## [DATASET EXCERPT]
+++
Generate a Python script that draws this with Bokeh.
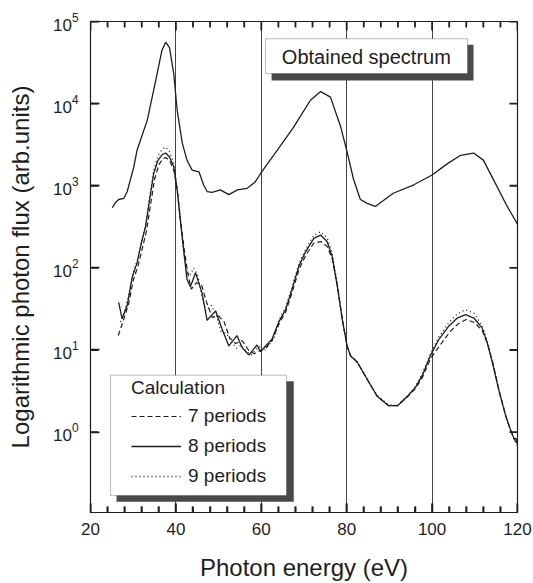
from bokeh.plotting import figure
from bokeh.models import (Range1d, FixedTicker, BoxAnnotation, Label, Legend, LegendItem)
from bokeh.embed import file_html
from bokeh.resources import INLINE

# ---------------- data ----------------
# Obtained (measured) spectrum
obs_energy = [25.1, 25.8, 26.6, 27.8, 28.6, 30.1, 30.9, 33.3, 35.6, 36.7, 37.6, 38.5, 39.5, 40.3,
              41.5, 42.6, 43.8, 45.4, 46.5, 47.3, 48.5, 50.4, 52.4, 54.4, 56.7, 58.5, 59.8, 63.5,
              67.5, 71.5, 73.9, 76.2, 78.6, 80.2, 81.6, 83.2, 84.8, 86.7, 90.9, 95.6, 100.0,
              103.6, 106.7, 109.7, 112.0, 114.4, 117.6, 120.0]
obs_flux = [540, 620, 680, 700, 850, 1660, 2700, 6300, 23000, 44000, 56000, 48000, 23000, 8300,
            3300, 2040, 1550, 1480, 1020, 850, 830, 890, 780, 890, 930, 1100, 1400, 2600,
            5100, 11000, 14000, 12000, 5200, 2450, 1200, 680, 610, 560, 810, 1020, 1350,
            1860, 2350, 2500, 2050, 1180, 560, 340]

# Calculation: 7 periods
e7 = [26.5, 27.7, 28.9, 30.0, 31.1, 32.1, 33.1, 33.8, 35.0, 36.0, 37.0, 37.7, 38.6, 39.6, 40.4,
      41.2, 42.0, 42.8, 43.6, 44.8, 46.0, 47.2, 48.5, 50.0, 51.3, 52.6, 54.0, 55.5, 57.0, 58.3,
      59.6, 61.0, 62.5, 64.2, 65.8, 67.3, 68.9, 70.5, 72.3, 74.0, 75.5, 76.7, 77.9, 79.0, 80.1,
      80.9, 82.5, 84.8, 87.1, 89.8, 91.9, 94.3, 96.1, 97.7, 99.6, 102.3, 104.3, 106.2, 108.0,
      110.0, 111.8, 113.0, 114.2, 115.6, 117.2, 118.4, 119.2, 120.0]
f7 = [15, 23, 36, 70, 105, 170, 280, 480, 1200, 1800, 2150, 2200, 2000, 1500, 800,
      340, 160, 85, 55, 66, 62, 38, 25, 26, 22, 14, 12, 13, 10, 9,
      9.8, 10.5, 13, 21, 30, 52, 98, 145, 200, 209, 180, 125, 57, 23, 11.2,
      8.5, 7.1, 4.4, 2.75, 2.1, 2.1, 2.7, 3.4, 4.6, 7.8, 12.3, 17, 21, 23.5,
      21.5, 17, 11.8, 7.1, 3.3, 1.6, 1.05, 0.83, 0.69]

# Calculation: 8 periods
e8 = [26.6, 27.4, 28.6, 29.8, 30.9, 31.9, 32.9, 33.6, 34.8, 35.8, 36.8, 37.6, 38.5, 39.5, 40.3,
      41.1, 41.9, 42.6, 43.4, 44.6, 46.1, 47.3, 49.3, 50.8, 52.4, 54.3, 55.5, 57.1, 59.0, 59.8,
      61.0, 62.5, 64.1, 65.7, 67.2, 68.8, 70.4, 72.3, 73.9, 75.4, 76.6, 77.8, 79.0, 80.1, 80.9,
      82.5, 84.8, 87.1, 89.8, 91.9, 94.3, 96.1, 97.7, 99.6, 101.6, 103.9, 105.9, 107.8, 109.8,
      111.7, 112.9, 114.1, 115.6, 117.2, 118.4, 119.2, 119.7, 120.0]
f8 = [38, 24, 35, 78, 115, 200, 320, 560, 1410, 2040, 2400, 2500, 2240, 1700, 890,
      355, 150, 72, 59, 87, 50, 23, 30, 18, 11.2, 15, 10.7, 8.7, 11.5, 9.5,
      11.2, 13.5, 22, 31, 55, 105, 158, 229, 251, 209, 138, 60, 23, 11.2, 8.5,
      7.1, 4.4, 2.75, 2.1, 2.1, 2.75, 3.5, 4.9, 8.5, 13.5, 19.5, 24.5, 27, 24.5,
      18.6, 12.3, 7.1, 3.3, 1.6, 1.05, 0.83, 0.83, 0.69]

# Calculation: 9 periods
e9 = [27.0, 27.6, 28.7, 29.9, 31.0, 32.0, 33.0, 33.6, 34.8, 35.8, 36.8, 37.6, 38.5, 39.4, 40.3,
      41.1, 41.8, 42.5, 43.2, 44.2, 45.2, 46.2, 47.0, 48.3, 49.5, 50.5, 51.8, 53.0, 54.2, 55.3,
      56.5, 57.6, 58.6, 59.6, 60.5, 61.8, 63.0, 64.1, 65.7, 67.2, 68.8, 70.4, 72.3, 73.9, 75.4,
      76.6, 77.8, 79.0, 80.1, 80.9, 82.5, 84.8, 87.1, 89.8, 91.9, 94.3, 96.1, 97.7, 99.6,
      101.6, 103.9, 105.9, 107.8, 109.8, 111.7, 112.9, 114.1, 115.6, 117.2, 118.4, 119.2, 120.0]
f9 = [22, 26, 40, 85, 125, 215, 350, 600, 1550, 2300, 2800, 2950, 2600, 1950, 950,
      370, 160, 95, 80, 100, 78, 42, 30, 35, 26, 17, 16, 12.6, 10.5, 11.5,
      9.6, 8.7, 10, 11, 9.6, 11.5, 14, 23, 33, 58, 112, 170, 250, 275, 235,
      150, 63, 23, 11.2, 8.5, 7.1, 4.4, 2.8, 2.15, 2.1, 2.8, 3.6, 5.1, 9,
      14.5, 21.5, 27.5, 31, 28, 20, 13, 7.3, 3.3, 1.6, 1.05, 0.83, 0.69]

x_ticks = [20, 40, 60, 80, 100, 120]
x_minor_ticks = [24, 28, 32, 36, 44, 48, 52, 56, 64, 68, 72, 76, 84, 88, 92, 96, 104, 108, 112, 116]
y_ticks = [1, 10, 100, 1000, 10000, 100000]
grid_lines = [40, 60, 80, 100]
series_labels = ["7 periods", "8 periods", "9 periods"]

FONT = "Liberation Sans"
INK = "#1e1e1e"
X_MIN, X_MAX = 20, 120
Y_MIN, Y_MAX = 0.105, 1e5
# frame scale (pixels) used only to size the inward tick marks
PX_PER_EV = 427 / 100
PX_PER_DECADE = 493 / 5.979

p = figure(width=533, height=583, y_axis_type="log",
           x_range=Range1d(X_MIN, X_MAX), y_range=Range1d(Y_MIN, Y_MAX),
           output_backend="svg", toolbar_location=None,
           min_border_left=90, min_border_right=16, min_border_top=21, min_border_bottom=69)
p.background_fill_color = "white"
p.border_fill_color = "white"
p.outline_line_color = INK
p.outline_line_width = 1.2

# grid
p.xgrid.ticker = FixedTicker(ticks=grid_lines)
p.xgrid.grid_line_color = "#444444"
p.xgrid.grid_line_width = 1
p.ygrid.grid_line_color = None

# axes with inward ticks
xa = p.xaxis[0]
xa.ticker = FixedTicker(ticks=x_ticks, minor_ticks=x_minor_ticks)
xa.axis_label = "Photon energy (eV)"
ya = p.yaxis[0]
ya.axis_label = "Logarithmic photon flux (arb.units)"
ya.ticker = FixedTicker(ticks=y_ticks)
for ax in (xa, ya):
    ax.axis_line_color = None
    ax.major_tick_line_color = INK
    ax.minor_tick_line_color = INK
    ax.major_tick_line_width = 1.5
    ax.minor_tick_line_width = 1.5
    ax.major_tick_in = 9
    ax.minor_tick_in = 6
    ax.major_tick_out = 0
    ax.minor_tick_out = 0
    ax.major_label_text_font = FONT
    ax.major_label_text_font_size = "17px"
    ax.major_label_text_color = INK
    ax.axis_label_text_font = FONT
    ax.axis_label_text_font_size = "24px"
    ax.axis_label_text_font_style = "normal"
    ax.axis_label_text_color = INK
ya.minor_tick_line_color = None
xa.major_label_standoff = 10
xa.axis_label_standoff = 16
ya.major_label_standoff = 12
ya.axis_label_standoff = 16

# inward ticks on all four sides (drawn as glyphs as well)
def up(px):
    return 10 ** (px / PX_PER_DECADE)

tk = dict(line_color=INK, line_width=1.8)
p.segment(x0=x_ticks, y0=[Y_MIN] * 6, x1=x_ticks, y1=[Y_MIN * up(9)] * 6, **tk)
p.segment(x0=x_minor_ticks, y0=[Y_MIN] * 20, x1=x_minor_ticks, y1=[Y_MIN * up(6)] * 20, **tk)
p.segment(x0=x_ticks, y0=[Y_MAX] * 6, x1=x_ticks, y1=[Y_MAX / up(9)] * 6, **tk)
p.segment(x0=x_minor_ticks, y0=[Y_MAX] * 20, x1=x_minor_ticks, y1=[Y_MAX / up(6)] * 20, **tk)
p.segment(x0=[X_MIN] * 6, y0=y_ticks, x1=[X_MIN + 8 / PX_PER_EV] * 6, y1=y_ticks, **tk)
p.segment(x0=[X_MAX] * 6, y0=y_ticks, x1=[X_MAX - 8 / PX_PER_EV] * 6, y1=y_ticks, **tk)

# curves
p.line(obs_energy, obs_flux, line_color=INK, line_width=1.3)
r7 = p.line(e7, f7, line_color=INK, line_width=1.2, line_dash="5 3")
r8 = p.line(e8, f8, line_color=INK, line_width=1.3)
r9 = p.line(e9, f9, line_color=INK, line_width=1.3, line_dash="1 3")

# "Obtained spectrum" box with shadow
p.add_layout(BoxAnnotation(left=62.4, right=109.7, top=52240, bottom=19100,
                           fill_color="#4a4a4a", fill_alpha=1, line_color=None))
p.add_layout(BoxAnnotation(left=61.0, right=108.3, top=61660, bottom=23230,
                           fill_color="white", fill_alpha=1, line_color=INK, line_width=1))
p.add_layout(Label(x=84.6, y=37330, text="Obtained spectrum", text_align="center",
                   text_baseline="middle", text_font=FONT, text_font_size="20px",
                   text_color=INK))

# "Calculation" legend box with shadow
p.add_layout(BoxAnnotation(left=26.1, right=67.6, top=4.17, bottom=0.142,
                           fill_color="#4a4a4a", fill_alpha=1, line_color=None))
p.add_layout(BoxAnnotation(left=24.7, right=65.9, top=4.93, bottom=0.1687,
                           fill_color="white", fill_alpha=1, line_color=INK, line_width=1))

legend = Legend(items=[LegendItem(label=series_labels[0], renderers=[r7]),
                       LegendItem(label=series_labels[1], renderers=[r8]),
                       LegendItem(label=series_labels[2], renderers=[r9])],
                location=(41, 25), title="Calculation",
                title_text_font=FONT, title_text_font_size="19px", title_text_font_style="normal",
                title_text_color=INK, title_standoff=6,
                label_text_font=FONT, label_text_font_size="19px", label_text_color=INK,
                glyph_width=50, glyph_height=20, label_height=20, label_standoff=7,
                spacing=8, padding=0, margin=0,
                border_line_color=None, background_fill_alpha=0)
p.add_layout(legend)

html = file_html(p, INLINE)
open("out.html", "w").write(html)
+++
## [WHAT YOU SHOULD DO]
Repeat only the lines between the start of the data and the line with "from bokeh.resources import INLINE", including those two lines, and skip the pictures.

## [TASK OUTPUT]
Generate a Python script that draws this with Bokeh.
from bokeh.plotting import figure
from bokeh.models import (Range1d, FixedTicker, BoxAnnotation, Label, Legend, LegendItem)
from bokeh.embed import file_html
from bokeh.resources import INLINE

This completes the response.